> _Provided data_:
□ □ □ □ □
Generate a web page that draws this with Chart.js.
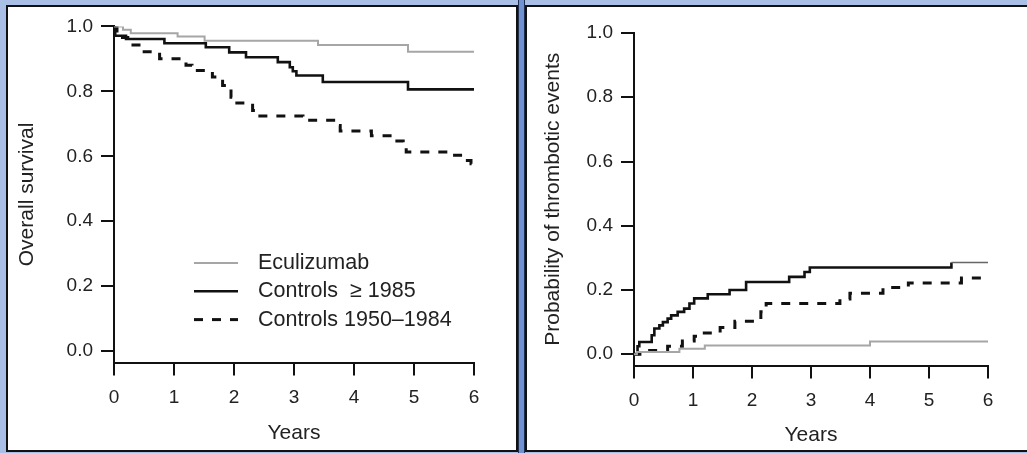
<!DOCTYPE html>
<html>
<head>
<meta charset="utf-8">
<script src="https://cdn.jsdelivr.net/npm/chart.js@4.4.1/dist/chart.umd.min.js"></script>
<style>
  html, body { margin: 0; padding: 0; background: #ffffff; }
  #stage { position: relative; width: 1027px; height: 453px; overflow: hidden; background: #a9bfe6; }
  .panel { position: absolute; box-sizing: border-box; border: 2px solid #111; background: #fff; }
  #p1 { left: 6px; top: 5px; width: 512px; height: 447px; }
  #p2 { left: 525px; top: 5px; width: 510px; height: 447px; }
  #sep { position: absolute; left: 518px; top: 0; width: 7px; height: 453px; box-sizing: border-box;
         background: #7092d2; border-left: 1px solid #22304f; border-right: 1px solid #22304f; }
  canvas { position: absolute; }
  #c1 { left: 8px; top: 7px; }
  #c2 { left: 527px; top: 7px; }
</style>
</head>
<body>
<div id="stage">
  <div class="panel" id="p1"></div>
  <div id="sep"></div>
  <div class="panel" id="p2"></div>
  <canvas id="c1" width="508" height="443"></canvas>
  <canvas id="c2" width="500" height="443"></canvas>
</div>
<script>
// ---------- data ----------
const yearTicks = [0, 1, 2, 3, 4, 5, 6];
const probTicks = [0, 0.2, 0.4, 0.6, 0.8, 1.0];
const seriesLabels = ['Eculizumab', 'Controls  \u2265 1985', 'Controls 1950\u20131984'];

// Panel A: overall survival (Kaplan-Meier steps; value holds from x onward)
const survEcuX = [0, 0.15, 0.28, 1.06, 1.51, 3.40, 4.90, 6];
const survEcuY = [1.0, 0.990, 0.979, 0.969, 0.956, 0.943, 0.922, 0.922];

const survRecentX = [0, 0.02, 0.20, 0.84, 1.53, 1.92, 2.20, 2.73, 2.93, 2.98, 3.04, 3.48, 4.90, 6];
const survRecentY = [1.0, 0.971, 0.961, 0.948, 0.936, 0.920, 0.905, 0.890, 0.874, 0.862, 0.849, 0.829, 0.806, 0.806];

const survOldX = [0, 0.05, 0.23, 0.45, 0.76, 1.20, 1.30, 1.64, 1.81, 1.95, 2.01, 2.31, 2.40, 3.15, 3.70, 3.77, 4.29, 4.65, 4.82, 4.87, 5.61, 5.83, 5.95, 6];
const survOldY = [1.0, 0.966, 0.943, 0.922, 0.900, 0.880, 0.864, 0.844, 0.818, 0.782, 0.764, 0.741, 0.724, 0.711, 0.695, 0.678, 0.663, 0.647, 0.625, 0.613, 0.603, 0.587, 0.577, 0.577];

// Panel B: probability of thrombotic events
const thrEcuX = [0, 0.05, 0.77, 1.20, 4.00, 6];
const thrEcuY = [0, 0.007, 0.017, 0.027, 0.040, 0.040];

const thrRecentX = [0, 0.06, 0.09, 0.30, 0.345, 0.43, 0.49, 0.57, 0.63, 0.74, 0.85, 0.94, 1.02, 1.25, 1.62, 1.90, 2.63, 2.89, 2.98, 5.38, 6];
const thrRecentY = [0, 0.025, 0.038, 0.059, 0.080, 0.090, 0.100, 0.111, 0.121, 0.132, 0.142, 0.158, 0.174, 0.187, 0.200, 0.225, 0.241, 0.256, 0.270, 0.286, 0.286];

const thrOldX = [0, 0.10, 0.57, 0.82, 1.02, 1.16, 1.46, 1.71, 2.15, 2.24, 3.49, 3.66, 4.22, 4.65, 5.55, 6];
const thrOldY = [0, 0.012, 0.025, 0.041, 0.056, 0.066, 0.083, 0.103, 0.132, 0.158, 0.172, 0.190, 0.208, 0.222, 0.237, 0.237];

// ---------- helpers ----------
const FONT = '"Liberation Sans", Arial, Helvetica, sans-serif';
const pts = (xs, ys) => xs.map((x, i) => ({ x: x, y: ys[i] }));

const styleEcu = { borderColor: '#a6a6a6', borderWidth: 2, borderDash: [] };
const styleRecent = { borderColor: '#111111', borderWidth: 2.6, borderDash: [] };
const styleOld = { borderColor: '#111111', borderWidth: 3, borderDash: [9, 9] };

function ds(label, xs, ys, st, extra) {
  return Object.assign({
    label: label,
    data: pts(xs, ys),
    borderColor: st.borderColor,
    borderWidth: st.borderWidth,
    borderDash: st.borderDash,
    stepped: 'before',
    pointRadius: 0,
    pointHoverRadius: 0,
    fill: false,
    tension: 0,
    borderCapStyle: 'butt',
    borderJoinStyle: 'miter'
  }, extra || {});
}

const insideLegend = {
  id: 'insideLegend',
  afterDraw(chart, args, opts) {
    if (!opts || !opts.show) return;
    const ctx = chart.ctx;
    ctx.save();
    chart.data.datasets.forEach((d, i) => {
      const y = opts.y0 + i * opts.dy;
      ctx.beginPath();
      ctx.strokeStyle = d.borderColor;
      ctx.lineWidth = d.borderWidth;
      ctx.setLineDash(d.borderDash || []);
      ctx.lineCap = 'butt';
      ctx.moveTo(opts.x0, y);
      ctx.lineTo(opts.x1, y);
      ctx.stroke();
      ctx.setLineDash([]);
      ctx.fillStyle = '#222';
      ctx.font = opts.fontSize + 'px ' + FONT;
      ctx.textBaseline = 'middle';
      ctx.textAlign = 'left';
      ctx.fillText(d.label, opts.tx, y);
    });
    ctx.restore();
  }
};

function makeChart(canvasId, datasets, g, yTitle, legendOpts) {
  const axisCommon = {
    grid: { display: true, drawOnChartArea: false, drawTicks: true, tickLength: 13, tickWidth: 2,
            tickColor: '#111', color: '#111', lineWidth: 2 },
    border: { display: true, color: '#111', width: 2 }
  };
  return new Chart(document.getElementById(canvasId), {
    type: 'line',
    data: { datasets: datasets },
    options: {
      responsive: false,
      animation: false,
      devicePixelRatio: 1,
      events: [],
      layout: { padding: { left: g.padL, top: g.padT, right: g.padR, bottom: g.padB } },
      plugins: {
        legend: { display: false },
        tooltip: { enabled: false },
        insideLegend: legendOpts
      },
      scales: {
        x: Object.assign({}, axisCommon, {
          type: 'linear', min: 0, max: 6,
          afterBuildTicks: s => { s.ticks = yearTicks.map(v => ({ value: v })); },
          afterFit: s => { s.height = g.xH; },
          ticks: { font: { family: FONT, size: 19 }, color: '#222', padding: 11,
                   autoSkip: false, maxRotation: 0, callback: v => String(v) },
          title: { display: true, text: 'Years', font: { family: FONT, size: 21 }, color: '#222', padding: 0 }
        }),
        y: Object.assign({}, axisCommon, {
          type: 'linear', min: -0.035, max: 1.0,
          afterBuildTicks: s => { s.ticks = probTicks.map(v => ({ value: v })); },
          afterFit: s => { s.width = g.yW; },
          ticks: { font: { family: FONT, size: 19 }, color: '#222', padding: 8,
                   autoSkip: false, callback: v => Number(v).toFixed(1) },
          title: { display: true, text: yTitle, font: { family: FONT, size: 21 }, color: '#222', padding: 0 }
        })
      }
    },
    plugins: [insideLegend]
  });
}

// Panel A
makeChart('c1', [
  ds(seriesLabels[0], survEcuX, survEcuY, styleEcu),
  ds(seriesLabels[1], survRecentX, survRecentY, styleRecent),
  ds(seriesLabels[2], survOldX, survOldY, styleOld)
], { padL: 7, padT: 17, padR: 42, padB: 4, yW: 99, xH: 83.5 }, 'Overall survival',
  { show: true, x0: 186, x1: 230, tx: 250, y0: 256, dy: 28.3, fontSize: 21.5 });

// Panel B
makeChart('c2', [
  ds(seriesLabels[0], thrEcuX, thrEcuY, styleEcu),
  ds(seriesLabels[1], thrRecentX, thrRecentY, styleRecent, {
    segment: {
      borderColor: c => (c.p0.parsed.x >= 5.3 ? '#666666' : undefined),
      borderWidth: c => (c.p0.parsed.x >= 5.3 ? 1.5 : undefined)
    }
  }),
  ds(seriesLabels[2], thrOldX, thrOldY, styleOld)
], { padL: 13.5, padT: 26, padR: 39, padB: 2, yW: 93.5, xH: 82.5 }, 'Probability of thrombotic events',
  { show: false });
</script>
</body>
</html>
□ □ □ □ □
> _What this task involves_:
Write out an exact copy of the listing, first line through the line containing "0.943, 0.922, 0.922];", with the pictures left out.

> _Output for this task_:
Generate a web page that draws this with Chart.js.
<!DOCTYPE html>
<html>
<head>
<meta charset="utf-8">
<script src="https://cdn.jsdelivr.net/npm/chart.js@4.4.1/dist/chart.umd.min.js"></script>
<style>
  html, body { margin: 0; padding: 0; background: #ffffff; }
  #stage { position: relative; width: 1027px; height: 453px; overflow: hidden; background: #a9bfe6; }
  .panel { position: absolute; box-sizing: border-box; border: 2px solid #111; background: #fff; }
  #p1 { left: 6px; top: 5px; width: 512px; height: 447px; }
  #p2 { left: 525px; top: 5px; width: 510px; height: 447px; }
  #sep { position: absolute; left: 518px; top: 0; width: 7px; height: 453px; box-sizing: border-box;
         background: #7092d2; border-left: 1px solid #22304f; border-right: 1px solid #22304f; }
  canvas { position: absolute; }
  #c1 { left: 8px; top: 7px; }
  #c2 { left: 527px; top: 7px; }
</style>
</head>
<body>
<div id="stage">
  <div class="panel" id="p1"></div>
  <div id="sep"></div>
  <div class="panel" id="p2"></div>
  <canvas id="c1" width="508" height="443"></canvas>
  <canvas id="c2" width="500" height="443"></canvas>
</div>
<script>
// ---------- data ----------
const yearTicks = [0, 1, 2, 3, 4, 5, 6];
const probTicks = [0, 0.2, 0.4, 0.6, 0.8, 1.0];
const seriesLabels = ['Eculizumab', 'Controls  \u2265 1985', 'Controls 1950\u20131984'];

// Panel A: overall survival (Kaplan-Meier steps; value holds from x onward)
const survEcuX = [0, 0.15, 0.28, 1.06, 1.51, 3.40, 4.90, 6];
const survEcuY = [1.0, 0.990, 0.979, 0.969, 0.956, 0.943, 0.922, 0.922];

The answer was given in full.